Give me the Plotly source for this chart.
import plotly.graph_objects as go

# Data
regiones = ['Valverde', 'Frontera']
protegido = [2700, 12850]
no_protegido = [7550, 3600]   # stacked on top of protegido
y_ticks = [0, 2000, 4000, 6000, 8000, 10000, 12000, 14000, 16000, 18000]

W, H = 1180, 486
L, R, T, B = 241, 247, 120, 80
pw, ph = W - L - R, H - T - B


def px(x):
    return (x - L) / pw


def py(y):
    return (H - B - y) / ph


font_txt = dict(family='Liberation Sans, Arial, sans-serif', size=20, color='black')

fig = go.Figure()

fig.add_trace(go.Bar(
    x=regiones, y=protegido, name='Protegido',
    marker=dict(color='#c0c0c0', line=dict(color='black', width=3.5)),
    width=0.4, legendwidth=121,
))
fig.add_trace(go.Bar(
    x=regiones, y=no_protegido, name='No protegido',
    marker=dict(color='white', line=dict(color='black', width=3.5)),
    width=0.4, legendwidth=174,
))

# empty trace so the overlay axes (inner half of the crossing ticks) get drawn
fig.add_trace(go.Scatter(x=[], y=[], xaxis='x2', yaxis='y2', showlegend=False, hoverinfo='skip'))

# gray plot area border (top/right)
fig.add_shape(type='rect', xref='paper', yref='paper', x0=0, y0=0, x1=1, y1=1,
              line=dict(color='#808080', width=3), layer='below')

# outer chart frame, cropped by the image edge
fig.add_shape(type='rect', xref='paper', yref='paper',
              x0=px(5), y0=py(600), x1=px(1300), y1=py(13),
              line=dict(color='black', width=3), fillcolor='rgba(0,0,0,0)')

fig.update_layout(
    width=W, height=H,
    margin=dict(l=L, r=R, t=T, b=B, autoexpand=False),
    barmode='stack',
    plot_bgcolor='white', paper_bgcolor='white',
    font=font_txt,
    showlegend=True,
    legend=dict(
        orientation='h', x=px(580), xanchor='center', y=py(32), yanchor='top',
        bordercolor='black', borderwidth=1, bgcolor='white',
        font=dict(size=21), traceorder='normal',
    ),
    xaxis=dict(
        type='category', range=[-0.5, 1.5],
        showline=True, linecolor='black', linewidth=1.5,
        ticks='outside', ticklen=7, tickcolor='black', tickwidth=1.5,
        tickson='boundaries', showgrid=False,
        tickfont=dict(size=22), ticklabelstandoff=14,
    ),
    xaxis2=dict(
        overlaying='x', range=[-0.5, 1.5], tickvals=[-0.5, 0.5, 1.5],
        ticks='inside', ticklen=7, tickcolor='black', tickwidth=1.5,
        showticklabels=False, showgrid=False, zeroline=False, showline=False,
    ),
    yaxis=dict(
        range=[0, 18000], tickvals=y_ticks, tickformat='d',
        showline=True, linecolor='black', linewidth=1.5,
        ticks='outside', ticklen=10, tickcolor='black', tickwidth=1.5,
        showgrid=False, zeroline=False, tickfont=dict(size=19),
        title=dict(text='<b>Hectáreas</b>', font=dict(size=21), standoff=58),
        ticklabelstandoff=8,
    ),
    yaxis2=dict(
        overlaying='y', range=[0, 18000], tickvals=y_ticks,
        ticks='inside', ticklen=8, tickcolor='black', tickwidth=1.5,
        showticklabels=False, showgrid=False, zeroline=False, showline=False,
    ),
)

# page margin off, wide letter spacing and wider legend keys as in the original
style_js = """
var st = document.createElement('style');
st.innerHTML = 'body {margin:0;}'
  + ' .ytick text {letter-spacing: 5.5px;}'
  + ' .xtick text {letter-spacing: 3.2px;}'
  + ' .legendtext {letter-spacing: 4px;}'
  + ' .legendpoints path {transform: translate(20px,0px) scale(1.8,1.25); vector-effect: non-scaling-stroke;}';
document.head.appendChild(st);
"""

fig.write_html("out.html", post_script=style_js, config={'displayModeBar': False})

> WHAT YOU WILL DO:
Please quote the data above in full, with no line missing.

> PROBLEM SOLUTION:
Give me the Plotly source for this chart.
import plotly.graph_objects as go

# Data
regiones = ['Valverde', 'Frontera']
protegido = [2700, 12850]
no_protegido = [7550, 3600]   # stacked on top of protegido
y_ticks = [0, 2000, 4000, 6000, 8000, 10000, 12000, 14000, 16000, 18000]

W, H = 1180, 486
L, R, T, B = 241, 247, 120, 80
pw, ph = W - L - R, H - T - B


def px(x):
    return (x - L) / pw


def py(y):
    return (H - B - y) / ph


font_txt = dict(family='Liberation Sans, Arial, sans-serif', size=20, color='black')

fig = go.Figure()

fig.add_trace(go.Bar(
    x=regiones, y=protegido, name='Protegido',
    marker=dict(color='#c0c0c0', line=dict(color='black', width=3.5)),
    width=0.4, legendwidth=121,
))
fig.add_trace(go.Bar(
    x=regiones, y=no_protegido, name='No protegido',
    marker=dict(color='white', line=dict(color='black', width=3.5)),
    width=0.4, legendwidth=174,
))

# empty trace so the overlay axes (inner half of the crossing ticks) get drawn
fig.add_trace(go.Scatter(x=[], y=[], xaxis='x2', yaxis='y2', showlegend=False, hoverinfo='skip'))

# gray plot area border (top/right)
fig.add_shape(type='rect', xref='paper', yref='paper', x0=0, y0=0, x1=1, y1=1,
              line=dict(color='#808080', width=3), layer='below')

# outer chart frame, cropped by the image edge
fig.add_shape(type='rect', xref='paper', yref='paper',
              x0=px(5), y0=py(600), x1=px(1300), y1=py(13),
              line=dict(color='black', width=3), fillcolor='rgba(0,0,0,0)')

fig.update_layout(
    width=W, height=H,
    margin=dict(l=L, r=R, t=T, b=B, autoexpand=False),
    barmode='stack',
    plot_bgcolor='white', paper_bgcolor='white',
    font=font_txt,
    showlegend=True,
    legend=dict(
        orientation='h', x=px(580), xanchor='center', y=py(32), yanchor='top',
        bordercolor='black', borderwidth=1, bgcolor='white',
        font=dict(size=21), traceorder='normal',
    ),
    xaxis=dict(
        type='category', range=[-0.5, 1.5],
        showline=True, linecolor='black', linewidth=1.5,
        ticks='outside', ticklen=7, tickcolor='black', tickwidth=1.5,
        tickson='boundaries', showgrid=False,
        tickfont=dict(size=22), ticklabelstandoff=14,
    ),
    xaxis2=dict(
        overlaying='x', range=[-0.5, 1.5], tickvals=[-0.5, 0.5, 1.5],
        ticks='inside', ticklen=7, tickcolor='black', tickwidth=1.5,
        showticklabels=False, showgrid=False, zeroline=False, showline=False,
    ),
    yaxis=dict(
        range=[0, 18000], tickvals=y_ticks, tickformat='d',
        showline=True, linecolor='black', linewidth=1.5,
        ticks='outside', ticklen=10, tickcolor='black', tickwidth=1.5,
        showgrid=False, zeroline=False, tickfont=dict(size=19),
        title=dict(text='<b>Hectáreas</b>', font=dict(size=21), standoff=58),
        ticklabelstandoff=8,
    ),
    yaxis2=dict(
        overlaying='y', range=[0, 18000], tickvals=y_ticks,
        ticks='inside', ticklen=8, tickcolor='black', tickwidth=1.5,
        showticklabels=False, showgrid=False, zeroline=False, showline=False,
    ),
)

# page margin off, wide letter spacing and wider legend keys as in the original
style_js = """
var st = document.createElement('style');
st.innerHTML = 'body {margin:0;}'
  + ' .ytick text {letter-spacing: 5.5px;}'
  + ' .xtick text {letter-spacing: 3.2px;}'
  + ' .legendtext {letter-spacing: 4px;}'
  + ' .legendpoints path {transform: translate(20px,0px) scale(1.8,1.25); vector-effect: non-scaling-stroke;}';
document.head.appendChild(st);
"""

fig.write_html("out.html", post_script=style_js, config={'displayModeBar': False})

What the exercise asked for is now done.